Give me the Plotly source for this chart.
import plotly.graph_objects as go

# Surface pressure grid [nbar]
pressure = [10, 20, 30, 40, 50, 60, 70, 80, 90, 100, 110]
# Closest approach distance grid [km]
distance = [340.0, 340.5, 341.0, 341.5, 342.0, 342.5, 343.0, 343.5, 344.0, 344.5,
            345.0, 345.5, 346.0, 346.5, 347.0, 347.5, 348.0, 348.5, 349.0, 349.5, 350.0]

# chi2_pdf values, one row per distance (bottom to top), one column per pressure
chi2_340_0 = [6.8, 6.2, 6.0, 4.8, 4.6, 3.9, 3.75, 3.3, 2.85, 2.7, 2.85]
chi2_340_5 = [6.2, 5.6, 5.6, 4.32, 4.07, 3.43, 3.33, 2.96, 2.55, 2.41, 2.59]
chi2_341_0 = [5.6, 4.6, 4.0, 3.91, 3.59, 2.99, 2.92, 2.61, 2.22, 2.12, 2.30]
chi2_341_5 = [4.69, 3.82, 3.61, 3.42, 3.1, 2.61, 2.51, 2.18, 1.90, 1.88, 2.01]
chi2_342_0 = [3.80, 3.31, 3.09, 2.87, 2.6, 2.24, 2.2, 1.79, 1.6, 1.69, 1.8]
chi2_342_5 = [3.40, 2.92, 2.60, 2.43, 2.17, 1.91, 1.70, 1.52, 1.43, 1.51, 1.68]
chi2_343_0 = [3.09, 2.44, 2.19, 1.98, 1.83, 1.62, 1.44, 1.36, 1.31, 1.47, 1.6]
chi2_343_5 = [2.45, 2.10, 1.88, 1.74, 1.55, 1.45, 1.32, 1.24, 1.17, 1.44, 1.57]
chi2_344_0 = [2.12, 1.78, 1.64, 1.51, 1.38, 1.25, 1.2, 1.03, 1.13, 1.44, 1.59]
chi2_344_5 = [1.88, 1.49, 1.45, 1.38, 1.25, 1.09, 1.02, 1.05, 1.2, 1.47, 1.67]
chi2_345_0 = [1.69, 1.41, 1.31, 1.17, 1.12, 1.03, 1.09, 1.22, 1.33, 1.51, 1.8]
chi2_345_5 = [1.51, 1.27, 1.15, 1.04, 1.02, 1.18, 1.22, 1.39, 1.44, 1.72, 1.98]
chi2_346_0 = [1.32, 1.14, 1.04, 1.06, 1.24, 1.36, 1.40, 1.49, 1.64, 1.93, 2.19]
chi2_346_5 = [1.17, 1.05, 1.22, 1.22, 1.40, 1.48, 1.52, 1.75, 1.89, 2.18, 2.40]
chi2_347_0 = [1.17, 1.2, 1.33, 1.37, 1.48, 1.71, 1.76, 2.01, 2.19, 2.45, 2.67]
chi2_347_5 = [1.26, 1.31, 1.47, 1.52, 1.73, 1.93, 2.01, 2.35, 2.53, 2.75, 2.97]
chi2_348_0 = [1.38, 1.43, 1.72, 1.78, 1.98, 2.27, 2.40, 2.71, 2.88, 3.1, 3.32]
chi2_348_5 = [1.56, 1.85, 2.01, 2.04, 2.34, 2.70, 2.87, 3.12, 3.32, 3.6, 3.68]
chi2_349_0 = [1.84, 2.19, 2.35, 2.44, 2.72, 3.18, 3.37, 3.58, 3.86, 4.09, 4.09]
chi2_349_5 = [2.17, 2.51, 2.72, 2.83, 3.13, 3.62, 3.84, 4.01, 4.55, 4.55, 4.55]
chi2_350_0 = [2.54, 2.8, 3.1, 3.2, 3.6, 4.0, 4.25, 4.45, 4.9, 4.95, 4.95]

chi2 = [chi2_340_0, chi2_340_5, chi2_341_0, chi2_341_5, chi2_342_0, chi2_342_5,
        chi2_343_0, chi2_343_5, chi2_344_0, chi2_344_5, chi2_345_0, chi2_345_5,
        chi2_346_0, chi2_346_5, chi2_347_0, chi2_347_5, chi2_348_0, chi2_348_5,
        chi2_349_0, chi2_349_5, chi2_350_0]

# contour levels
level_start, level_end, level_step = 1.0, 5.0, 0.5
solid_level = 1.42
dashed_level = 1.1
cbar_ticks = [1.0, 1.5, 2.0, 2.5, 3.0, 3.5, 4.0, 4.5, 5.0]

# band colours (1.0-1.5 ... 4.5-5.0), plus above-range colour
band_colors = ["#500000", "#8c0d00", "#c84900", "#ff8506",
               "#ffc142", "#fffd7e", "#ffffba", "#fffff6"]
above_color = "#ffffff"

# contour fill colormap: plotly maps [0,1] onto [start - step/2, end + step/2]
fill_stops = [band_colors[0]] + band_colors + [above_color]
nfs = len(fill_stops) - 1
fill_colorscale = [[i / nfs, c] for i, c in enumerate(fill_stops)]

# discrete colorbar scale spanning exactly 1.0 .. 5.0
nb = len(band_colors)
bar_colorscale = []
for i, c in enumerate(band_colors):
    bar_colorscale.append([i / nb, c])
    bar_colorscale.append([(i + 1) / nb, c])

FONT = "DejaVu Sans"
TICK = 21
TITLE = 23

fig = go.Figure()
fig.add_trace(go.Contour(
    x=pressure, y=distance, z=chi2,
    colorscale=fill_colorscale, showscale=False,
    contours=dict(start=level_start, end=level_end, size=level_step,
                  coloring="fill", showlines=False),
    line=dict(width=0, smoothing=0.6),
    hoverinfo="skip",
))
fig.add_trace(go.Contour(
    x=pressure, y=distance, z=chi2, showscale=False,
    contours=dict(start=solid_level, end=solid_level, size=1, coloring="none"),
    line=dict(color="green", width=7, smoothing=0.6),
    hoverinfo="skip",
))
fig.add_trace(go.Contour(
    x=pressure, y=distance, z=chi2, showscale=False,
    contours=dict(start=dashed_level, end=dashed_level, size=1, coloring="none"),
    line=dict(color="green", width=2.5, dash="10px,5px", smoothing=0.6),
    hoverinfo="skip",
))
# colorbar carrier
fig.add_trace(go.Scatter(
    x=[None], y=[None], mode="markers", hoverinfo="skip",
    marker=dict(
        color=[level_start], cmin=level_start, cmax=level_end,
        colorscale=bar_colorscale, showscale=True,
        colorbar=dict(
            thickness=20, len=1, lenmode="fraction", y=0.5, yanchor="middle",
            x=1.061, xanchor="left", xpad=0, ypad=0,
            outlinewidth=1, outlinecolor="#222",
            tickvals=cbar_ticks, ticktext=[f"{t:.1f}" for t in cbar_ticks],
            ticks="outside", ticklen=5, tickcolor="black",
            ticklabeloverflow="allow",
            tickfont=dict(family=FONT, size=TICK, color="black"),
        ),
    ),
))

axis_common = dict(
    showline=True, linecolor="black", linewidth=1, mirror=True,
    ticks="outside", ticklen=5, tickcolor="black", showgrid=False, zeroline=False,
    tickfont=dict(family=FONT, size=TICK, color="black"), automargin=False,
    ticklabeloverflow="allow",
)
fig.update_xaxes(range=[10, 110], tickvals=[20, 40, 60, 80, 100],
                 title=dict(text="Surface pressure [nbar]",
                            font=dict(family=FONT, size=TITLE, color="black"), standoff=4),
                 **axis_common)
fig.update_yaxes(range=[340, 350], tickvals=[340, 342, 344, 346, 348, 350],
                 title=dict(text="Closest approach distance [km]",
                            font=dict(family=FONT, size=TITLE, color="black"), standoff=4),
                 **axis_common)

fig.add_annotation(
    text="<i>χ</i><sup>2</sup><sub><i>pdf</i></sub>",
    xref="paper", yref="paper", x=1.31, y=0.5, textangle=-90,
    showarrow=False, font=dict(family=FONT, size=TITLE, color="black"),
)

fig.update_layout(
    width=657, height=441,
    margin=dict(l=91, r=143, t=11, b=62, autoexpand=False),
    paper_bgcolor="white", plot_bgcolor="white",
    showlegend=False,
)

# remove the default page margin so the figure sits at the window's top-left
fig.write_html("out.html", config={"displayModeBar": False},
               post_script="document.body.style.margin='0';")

★ ★ ★

Exercise task -
Write out the listing's lines exactly, from its first line through the line that contains "import plotly.graph_objects as go", and stop there.

Result of this exercise -
Give me the Plotly source for this chart.
import plotly.graph_objects as go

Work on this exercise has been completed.